Task to complete - From the records below, print only the part that opens with the line containing "Emit a web page" and closes with the line containing "const yTicks = [0, 50, 100, 150];"; omit the pictures.

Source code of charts
>> Start
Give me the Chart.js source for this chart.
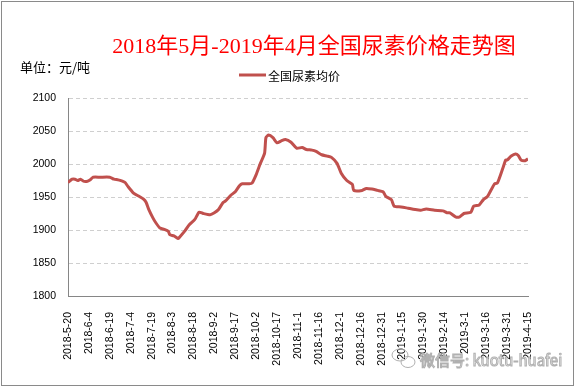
<!DOCTYPE html>
<html>
<head>
<meta charset="utf-8">
<script src="https://cdn.jsdelivr.net/npm/chart.js@4/dist/chart.umd.min.js"></script>
<style>
  html, body { margin: 0; padding: 0; background: #fff; }
  #wrap { width: 576px; height: 387px; }
</style>
</head>
<body>
<div id="wrap"><canvas id="myChart" width="576" height="387"></canvas></div>
<script>
// days counted from 2018-5-20
const days = [0, 3, 5, 7, 9, 11, 14, 16, 18, 23, 30, 33, 36, 39, 41, 43, 47, 51, 54, 56, 58, 61, 63, 66, 69, 72, 73, 76, 79, 80,
    84, 87, 91, 94, 97, 102, 105, 108, 111, 113, 117, 120, 123, 125, 130, 132, 135, 138, 141, 142, 144, 147, 150, 153, 156,
    160, 164, 168, 171, 175, 178, 182, 186, 189, 193, 196, 200, 204, 205, 211, 214, 218, 222, 226, 228, 232, 234, 239, 244,
    249, 253, 257, 263, 269, 272, 274, 278, 281, 284, 289, 291, 295, 298, 301, 306, 308, 312, 314, 315, 318, 321, 323, 325, 328, 330];
const prices = [1972, 1977, 1977, 1975, 1977, 1974, 1974, 1976, 1980, 1980, 1980, 1977, 1976, 1974, 1972, 1966, 1956, 1951, 1947, 1942, 1931, 1918, 1911, 1903, 1901, 1898, 1893, 1891, 1887, 1889,
    1899, 1908, 1916, 1927, 1925, 1923, 1926, 1931, 1941, 1944, 1953, 1958, 1967, 1970, 1970, 1971, 1984, 2001, 2016, 2040, 2044, 2040, 2032, 2035, 2037,
    2033, 2024, 2025, 2022, 2021, 2019, 2014, 2012, 2010, 2001, 1986, 1975, 1969, 1960, 1960, 1963, 1962, 1960, 1958, 1951, 1946, 1936, 1935, 1933,
    1931, 1930, 1932, 1930, 1929, 1926, 1926, 1920, 1920, 1925, 1927, 1936, 1938, 1946, 1951, 1970, 1971, 1994, 2006, 2006, 2012, 2015, 2013, 2006, 2005, 2008];
const tickLabels = ["2018-5-20", "2018-6-4", "2018-6-19", "2018-7-4", "2018-7-19", "2018-8-3", "2018-8-18", "2018-9-2",
    "2018-9-17", "2018-10-2", "2018-10-17", "2018-11-1", "2018-11-16", "2018-12-1", "2018-12-16", "2018-12-31",
    "2019-1-15", "2019-1-30", "2019-2-14", "2019-3-1", "2019-3-16", "2019-3-31", "2019-4-15"];
const seriesName = "全国尿素均价";
const titleText = "2018年5月-2019年4月全国尿素价格走势图";
const unitText = "单位：元/吨";

const lineColor = "#C0504D";

// title, unit, legend, border and watermark drawn by hand
const decor = {
    id: "decor",
    afterDraw(chart) {
        const ctx = chart.ctx;
        ctx.save();
        ctx.strokeStyle = "#8a8a8a";
        ctx.lineWidth = 1;
        ctx.strokeRect(1.5, 1.5, 572, 384);

        ctx.fillStyle = "#FF0000";
        ctx.font = "22px 'Liberation Serif', 'Noto Sans CJK SC'";
        ctx.textAlign = "center";
        ctx.textBaseline = "middle";
        ctx.fillText(titleText, 314, 47);

        ctx.fillStyle = "#000";
        ctx.font = "13px 'Noto Sans CJK SC'";
        ctx.textAlign = "left";
        ctx.fillText(unitText, 20, 67);

        ctx.strokeStyle = lineColor;
        ctx.lineWidth = 3;
        ctx.beginPath();
        ctx.moveTo(239, 75);
        ctx.lineTo(266, 75);
        ctx.stroke();
        ctx.font = "12px 'Noto Sans CJK SC'";
        ctx.fillText(seriesName, 268, 76);

        // watermark
        ctx.strokeStyle = "#b0b0b0";
        ctx.lineWidth = 1;
        ctx.beginPath();
        ctx.ellipse(400, 355, 8, 6, 0, 0, Math.PI * 2);
        ctx.stroke();
        ctx.beginPath();
        ctx.ellipse(408, 362, 7, 5.5, 0, 0, Math.PI * 2);
        ctx.stroke();
        ctx.font = "15px 'Noto Sans CJK SC'";
        ctx.fillStyle = "rgba(255,255,255,0.85)";
        ctx.fillText("微信号: kuotu-huafei", 420, 360);
        ctx.strokeText("微信号: kuotu-huafei", 420, 360);
        ctx.restore();
    }
};

new Chart("myChart", {
    type: "line",
    data: {
        datasets: [
            {
                label: seriesName,
                data: days.map((d, i) => ({ x: d, y: prices[i] })),
                borderColor: lineColor,
                borderWidth: 3,
                pointRadius: 0,
                fill: false,
                tension: 0.2,
            },
        ],
    },
    options: {
        responsive: false,
        animation: false,
        layout: { padding: { top: 98, right: 48, bottom: 0, left: 0 } },
        plugins: {
            legend: { display: false },
            title: { display: false },
            tooltip: { enabled: false },
        },
        scales: {
            x: {
                type: "linear",
                min: 0,
                max: 330,
                afterFit(scale) { scale.height = 91; },
                afterBuildTicks(scale) {
                    scale.ticks = tickLabels.map((_, i) => ({ value: i * 15 }));
                },
                grid: { display: false, drawTicks: false },
                border: { display: true, color: "#868686", width: 1 },
                ticks: {
                    autoSkip: false,
                    maxRotation: 90,
                    minRotation: 90,
                    padding: 16,
                    color: "#000",
                    font: { family: "'Liberation Sans'", size: 10.5 },
                    callback: (v) => tickLabels[Math.round(v / 15)],
                },
            },
            y: {
                min: 1800,
                max: 2100,
                afterFit(scale) { scale.width = 68; },
                grid: { color: "#cfcfcf", drawTicks: false },
                border: { display: true, color: "#868686", width: 1, dash: [4, 3] },
                ticks: {
                    stepSize: 50,
                    padding: 12,
                    color: "#000",
                    font: { family: "'Liberation Sans'", size: 10.5 },
                    callback: (v) => String(v),
                },
            },
        },
    },
    plugins: [decor],
});
</script>
</body>
</html>
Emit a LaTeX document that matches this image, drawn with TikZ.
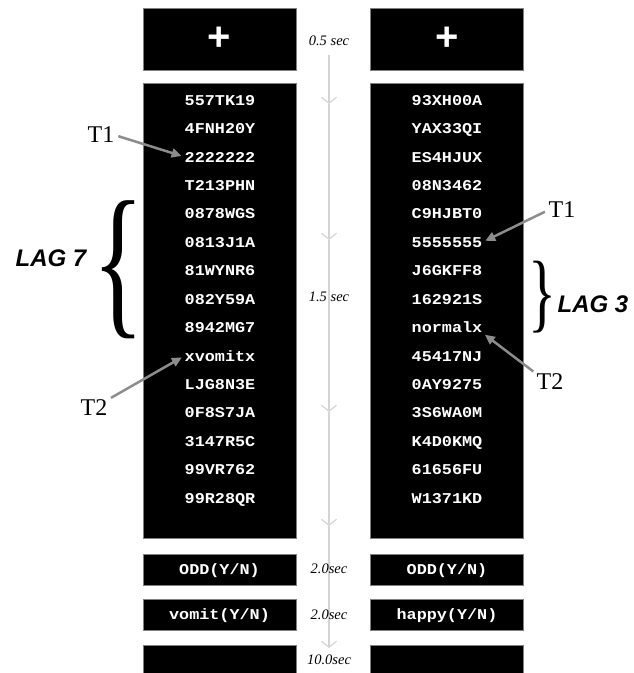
\documentclass[tikz,border=0pt]{standalone}
\usepackage{fontspec}
\setmainfont{Liberation Serif}
\newfontfamily\itemfont[FakeStretch=1.12]{Liberation Mono}
\newfontfamily\lagfont{Liberation Sans}
\usetikzlibrary{arrows.meta, positioning}
\definecolor{pointergray}{HTML}{8C8C8C}
\definecolor{linegray}{HTML}{D4D4D4}

\begin{document}
\begin{tikzpicture}[x=1pt, y=-1pt,
  screen/.style={fill=black, draw=black!50, line width=0.8pt, minimum width=153pt, inner sep=0pt},
  fixation/.style={screen, minimum height=62pt, text=white, font=\lagfont\bfseries\fontsize{40}{40}\selectfont},
  answer/.style={screen, minimum height=31pt, text=white, text height=10.5pt, text depth=0pt, font=\itemfont\bfseries\fontsize{15}{18}\selectfont},
  item/.style={text=white, inner sep=0pt, text height=10.5pt, text depth=0pt, font=\itemfont\bfseries\fontsize{15}{18}\selectfont},
  tag/.style={inner sep=0pt, font=\fontsize{24}{24}\selectfont},
  lag/.style={inner sep=0pt, font=\lagfont\bfseries\itshape\fontsize{24}{24}\selectfont},
  bracket/.style={inner sep=0pt},
  dur/.style={inner sep=0pt, font=\itshape\fontsize{14.5}{15}\selectfont},
  pointer/.style={draw=pointergray, line width=2.5pt, -{Triangle[length=10pt, width=9pt]}, shorten <=4pt, shorten >=3pt},
  timeline/.style={draw=linegray, line width=1.8pt, -{Straight Barb[length=6pt, width=15pt, line width=1.2pt]}}
]
\clip (0,0) rectangle (634,673);

% time line between the two columns
\coordinate (tl0) at (329,55);
\coordinate (tl1) at (329,104);
\coordinate (tl2) at (329,240);
\coordinate (tl3) at (329,412);
\coordinate (tl4) at (329,526);
\coordinate (tl5) at (329,648);
\draw[timeline] (tl0) -- (tl1);
\draw[timeline] (tl1) -- (tl2);
\draw[timeline] (tl2) -- (tl3);
\draw[timeline] (tl3) -- (tl4);
\draw[timeline] (tl4) -- (tl5);

\node[dur] (d1) at (329,41) {0.5 sec};
\node[dur] (d2) at (329,297) {1.5 sec};
\node[dur] (d3) at (329,569) {2.0sec};
\node[dur] (d4) at (329,615) {2.0sec};
\node[dur] (d5) at (329,660) {10.0sec};

% screens
\node[fixation] (fixL) at (219.5,39) {+};
\node[fixation] (fixR) at (447,39) {+};
\node[screen, minimum height=455pt] (listL) at (219.5,310.5) {};
\node[screen, minimum height=455pt] (listR) at (447,310.5) {};
\node[answer] (oddL) at (219.5,569.5) {ODD(Y/N)};
\node[answer] (oddR) at (447,569.5) {ODD(Y/N)};
\node[answer] (probeL) at (219.5,614.5) {vomit(Y/N)};
\node[answer] (probeR) at (447,614.5) {happy(Y/N)};
\node[screen, minimum height=54pt] (blankL) at (219.5,672) {};
\node[screen, minimum height=54pt] (blankR) at (447,672) {};

% word lists
\foreach \w [count=\i] in {557TK19,4FNH20Y,2222222,T213PHN,0878WGS,0813J1A,81WYNR6,082Y59A,8942MG7,xvomitx,LJG8N3E,0F8S7JA,3147R5C,99VR762,99R28QR}
  \node[item] (L\i) at (220,{100+(\i-1)*28.43}) {\w};
\foreach \w [count=\i] in {93XH00A,YAX33QI,ES4HJUX,08N3462,C9HJBT0,5555555,J6GKFF8,162921S,normalx,45417NJ,0AY9275,3S6WA0M,K4D0KMQ,61656FU,W1371KD}
  \node[item] (R\i) at (447,{100+(\i-1)*28.43}) {\w};

% lags
\node[bracket] (braceL) at (119,270) {\resizebox*{52pt}{138pt}{\{}};
\node[bracket] (braceR) at (542.5,297.5) {\resizebox*{28pt}{72pt}{\}}};
\node[lag] (lag7) at (51,258) {LAG 7};
\node[lag] (lag3) at (593,304) {LAG 3};

% targets
\node[tag] (t1L) at (101,135) {T1};
\node[tag] (t2L) at (94,408) {T2};
\node[tag] (t1R) at (562,210) {T1};
\node[tag] (t2R) at (550,382) {T2};
\draw[pointer] (t1L.east) -- (L3.west);
\draw[pointer] (t2L.north east) -- (L10.west);
\draw[pointer] (t1R.west) -- (R6.east);
\draw[pointer] (t2R.north west) -- (R9.south east);
\end{tikzpicture}
\end{document}
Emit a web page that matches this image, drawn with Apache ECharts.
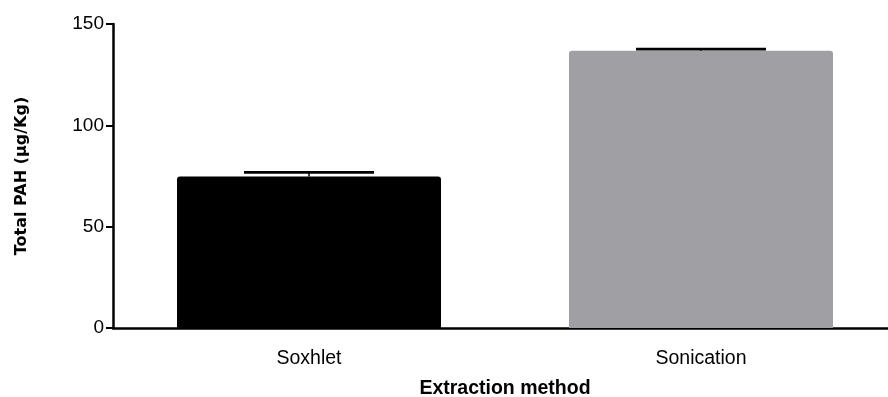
<!DOCTYPE html>
<html>
<head>
<meta charset="utf-8">
<script src="https://cdn.jsdelivr.net/npm/echarts@6/dist/echarts.min.js"></script>
<style>html,body{margin:0;padding:0;background:#fff;}#c{width:888px;height:397px;}</style>
</head>
<body>
<div id="c"></div>
<script>
const categories = ['Soxhlet', 'Sonication'];
const means = [74.8, 136.8];
const errTops = [76.8, 137.6];
const barColors = ['#000000', '#a09fa4'];
const yTicks = [0, 50, 100, 150];

const chart = echarts.init(document.getElementById('c'), null, {renderer: 'canvas'});
const font = 'Liberation Sans, Arial, sans-serif';
chart.setOption({
  animation: false,
  backgroundColor: '#fff',
  grid: {left: 113, right: -9, top: 24, bottom: 69, containLabel: false, outerBoundsMode: 'none'},
  xAxis: {
    type: 'category',
    data: categories,
    boundaryGap: true,
    axisLine: {lineStyle: {color: '#000', width: 2.5}},
    axisTick: {alignWithLabel: true, length: 7, lineStyle: {color: '#000', width: 2}},
    axisLabel: {color: '#000', fontFamily: font, fontSize: 19.5, margin: 21},
    name: 'Extraction method',
    nameLocation: 'middle',
    nameGap: 51,
    nameTextStyle: {color: '#000', fontFamily: font, fontSize: 19.5, fontWeight: 'bold'}
  },
  yAxis: {
    type: 'value',
    min: yTicks[0], max: yTicks[yTicks.length - 1], interval: 50,
    axisLine: {show: true, lineStyle: {color: '#000', width: 2.5}},
    axisTick: {show: true, length: 7, lineStyle: {color: '#000', width: 2}},
    splitLine: {show: false},
    axisLabel: {color: '#000', fontFamily: font, fontSize: 19, margin: 9},
    name: 'Total PAH (µg/Kg)',
    nameLocation: 'middle',
    nameGap: 83,
    nameTextStyle: {color: '#000', fontFamily: 'DejaVu Sans, sans-serif', fontSize: 16, fontWeight: 'bold'}
  },
  series: [
    {
      type: 'bar',
      barWidth: 264,
      data: means.map((v, i) => ({value: v, itemStyle: {color: barColors[i], borderRadius: [3, 3, 0, 0]}})),
      z: 2
    },
    {
      type: 'custom',
      z: 3,
      data: errTops.map((v, i) => [i, means[i], v]),
      renderItem: function (params, api) {
        const i = api.value(0);
        const top = api.coord([i, api.value(2)]);
        const bot = api.coord([i, api.value(1)]);
        const half = 65;
        return {
          type: 'group',
          children: [
            {type: 'line', shape: {x1: top[0] - half, y1: top[1], x2: top[0] + half, y2: top[1]}, style: {stroke: '#000', lineWidth: 2.7}},
            {type: 'line', shape: {x1: top[0], y1: top[1], x2: top[0], y2: bot[1]}, style: {stroke: '#000', lineWidth: 1.5}}
          ]
        };
      }
    }
  ]
});
</script>
</body>
</html>
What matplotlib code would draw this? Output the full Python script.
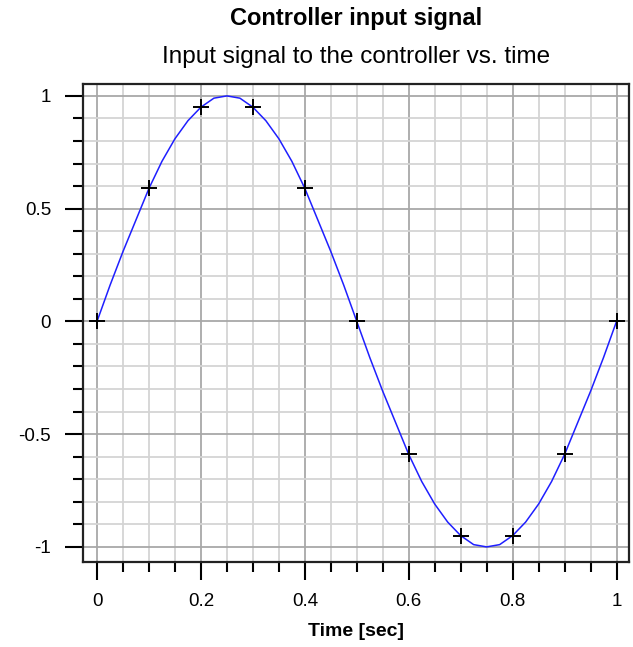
>> End
Finished task -
Emit a web page that matches this image, drawn with Apache ECharts.
<!DOCTYPE html>
<html>
<head>
<meta charset="utf-8">
<script src="https://cdn.jsdelivr.net/npm/echarts@6/dist/echarts.min.js"></script>
<style>html,body{margin:0;padding:0;background:#fff;}#c{width:888px;height:397px;}</style>
</head>
<body>
<div id="c"></div>
<script>
const categories = ['Soxhlet', 'Sonication'];
const means = [74.8, 136.8];
const errTops = [76.8, 137.6];
const barColors = ['#000000', '#a09fa4'];
const yTicks = [0, 50, 100, 150];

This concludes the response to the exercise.